Marcus Aurelius on the Only Thing You Truly Control
“Remember that the governing self becomes invincible when it withdraws into itself and is satisfied with itself, doing nothing which it does not will to do, even if its opposition is unreasonable. How much more then when it decides both with reason and circumspection about a given case? On this account the understanding free from passions is a citadel of refuge; for man has nothing stronger into which to retreat and be thereafter inexpugnable. He then who has not seen this is uninstructed; he who has seen it and does not retreat is unfortunate. Withdrawn from passions, the mind is a citadel.” - Marcus Aurelius, The Meditations, VIII, xlviii
As I mentioned in a few other Aurelius posts, the inner citadel is a crucial concept in stoicism. And I suspect my resistance to the notion that there is a place of unassailable peace somewhere up in my noodle speaks more to my own failings than the author’s philosophy. I mean, therapy, psych meds and self-help books aren’t billion-dollar industries for nothing!
But while reading Aurelius for my current book project, I occasionally find myself bristling at his demands and, not gonna lie, getting a little worked up. Bro, really? The emperor is going to tell me how whatever lowly circumstance I find myself in, I should just be content to roll over and meditate? I’m onto you, guy!
You have to remember that Aurelius was writing this for himself, not for us. So when he cracks the whip or wags a finger, he was being hard on himself, not us. As such, The Meditations are best read as advice from your own inner conscience, like having your own personal Jiminy Cricket with a sweet beard. They invite us to listen to Aurelius’ supremely disciplined inner thoughts, and to hijack them for our own growth.
So how does an ancient Roman perceive the relationship of a person to themselves? You can start with a familiar word that still has meaning to us, the psyche. In Greek, it means the “soul,” and Aurelius thought of the soul as the whole, integrated person (or perhaps “personality,” since it was distinct from the body.)
Our baser instincts and impulses were the pathē, or passions, which is what he is referring to in the above quotation. When your passions rule you, you are a slave to them. Freud referred to it as the id (“das es”).

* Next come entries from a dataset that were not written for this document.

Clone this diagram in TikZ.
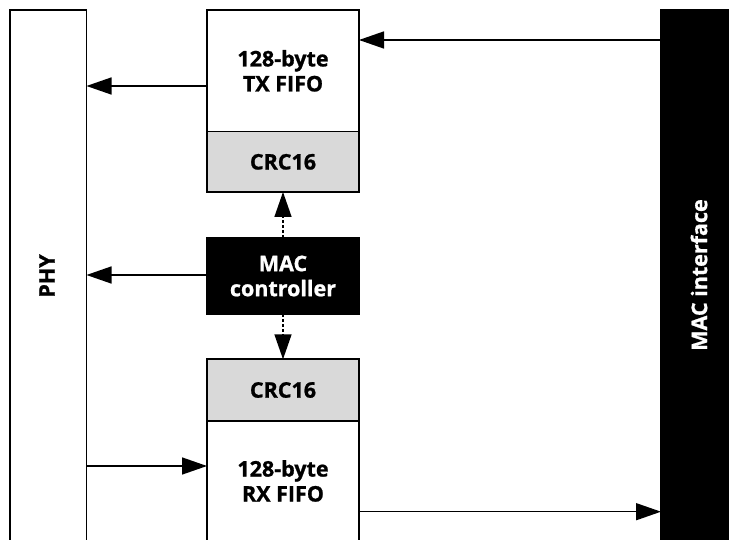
\documentclass[tikz,border=0pt]{standalone}
\usepackage{fontspec}
\setmainfont{Open Sans}[BoldFeatures={FakeBold=1}]
\usetikzlibrary{arrows.meta}
\definecolor{crcgray}{HTML}{D9D9D9}
\begin{document}
\begin{tikzpicture}[x=1pt,y=-1pt,
  lbl/.style={font=\fontsize{21.5}{25}\selectfont\bfseries},
  blk/.style={lbl,draw=black,line width=1.6pt,inner sep=0pt,outer sep=0pt,
    minimum width=152pt,align=center},
  side/.style={blk,minimum width=76.5pt,minimum height=531pt},
  arr/.style={line width=1.5pt,-{Triangle[length=25pt,width=17pt]}},
  dotarr/.style={arr,dash pattern=on 3pt off 2pt}
]
\useasboundingbox (0,0) rectangle (729,540);
\clip (0,0) rectangle (729,540);
% side blocks
\node[side] (phy) at (48.25,275.5) {};
\node[lbl,rotate=90] (phytxt) at (47,276) {PHY};
\node[side,fill=black] (macif) at (699.25,275.2) {};
\node[lbl,rotate=90,text=white] (maciftxt) at (699,275) {MAC interface};
% center blocks
\node[blk,minimum height=121.7pt] (txfifo) at (283,70.85) {128-byte\\TX FIFO};
\node[blk,minimum height=60.3pt,fill=crcgray] (txcrc) at (283,161.85) {CRC16};
\node[blk,minimum height=76.6pt,fill=black,text=white] (macctrl) at (283,276) {MAC\\controller};
\node[blk,minimum height=61.4pt,fill=crcgray] (rxcrc) at (283,390) {CRC16};
\node[blk,minimum height=120.6pt] (rxfifo) at (283,481) {128-byte\\RX FIFO};
% connectors
\draw[arr] (macif.west |- 0,40) -- (txfifo.east |- 0,40);
\draw[arr] (txfifo.west |- 0,86) -- (phy.east |- 0,86);
\draw[arr] (macctrl.west |- 0,275) -- (phy.east |- 0,275);
\draw[arr] (phy.east |- 0,466) -- (rxfifo.west |- 0,466);
\draw[arr] (rxfifo.east |- 0,511.7) -- (macif.west |- 0,511.7);
\draw[dotarr] (macctrl.north) -- (txcrc.south);
\draw[dotarr] (macctrl.south) -- (rxcrc.north);
\end{tikzpicture}
\end{document}
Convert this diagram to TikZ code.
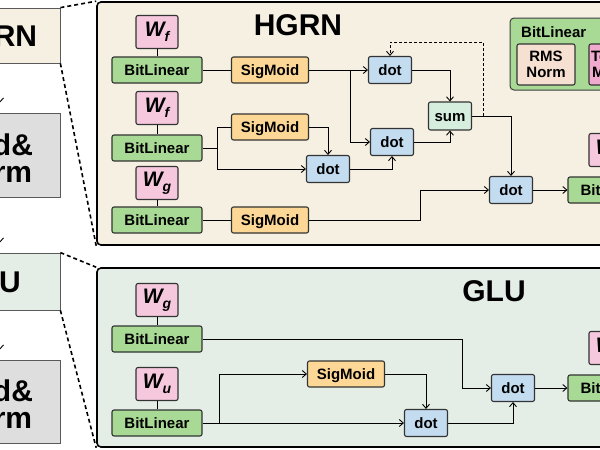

Our rational mind, our ego, spinning its wheels and working out what is happening and what we can do, is the nous, the mind or the intellect. It’s the part that reasons and rationalizes, works through possibilities, determines what is, but not necessarily what ought to be. The mind is clever. It is a great tool, but it can be deceived by false ideas, and can be manipulated by the passions into all sorts of destructive equivocations.
Our higher-minded, our most moral, most principled best selves he called the hegemonikon, which is translated above as the “governing self.” It seems to me that it is something akin to the super-ego, or if you prefer old school, the daemon, the guiding spirit. Where the mind is clever, the governing self is wise. Where the mind asks “what can I do?” the governing self asks, “what ought I do?” And where the mind can convince itself of a falsehood (usually because it is pleasing to one passion or another to believe a fiction or rationalize a choice), the hegemonikon instinctively knows right from wrong. Socrates spoke of his “daemon” as having a voice that told him when to refrain from doing or saying something that was wrong.
In theory, the inner citadel of one’s mind should be a place of refuge and tranquility, but only when once you have mastered your mind and passions, and put them in service of your own soul.
This theme of an indomitable inner space, comes up again and again in literature. As Henley wrote in Invictus, “I am the master of my fate, / I am the captain of my soul.” And at the other extreme, we find a character like Hamlet unable to find peace when he says “I could be bounded in a nut shell and count myself a king of infinite space, were it not that I have bad dreams.”
This is pure speculation on my part, but I’ve always wondered if Shakespeare wasn’t thinking of a walnut which bears an uncanny resemblance to the brain, and that the nutshell was Hamlet’s head. From this perspective, he is in fact “bounded in a nut shell,” a prisoner in his own inner citadel.
And of course, by the end of the play, the same man who couldn’t find escape from his own mind, transforms into the man with a tranquil mind in the face of his own death, when he says, “If it be now, 'tis not to come; if it be not to come, it will be now; if it be not now, yet it will come—the readiness is all…let be.”
I should stop there before I make the leap to an analysis of Let it Be by The Beatles (Paul was clearly the governing self). With the book well underway now, there will be more Aurelius coming in the next two months. I hope you’re enjoying learning more about his philosophy as much I am enjoying reading it, and I hope you’re enjoying the commencement of your holiday season!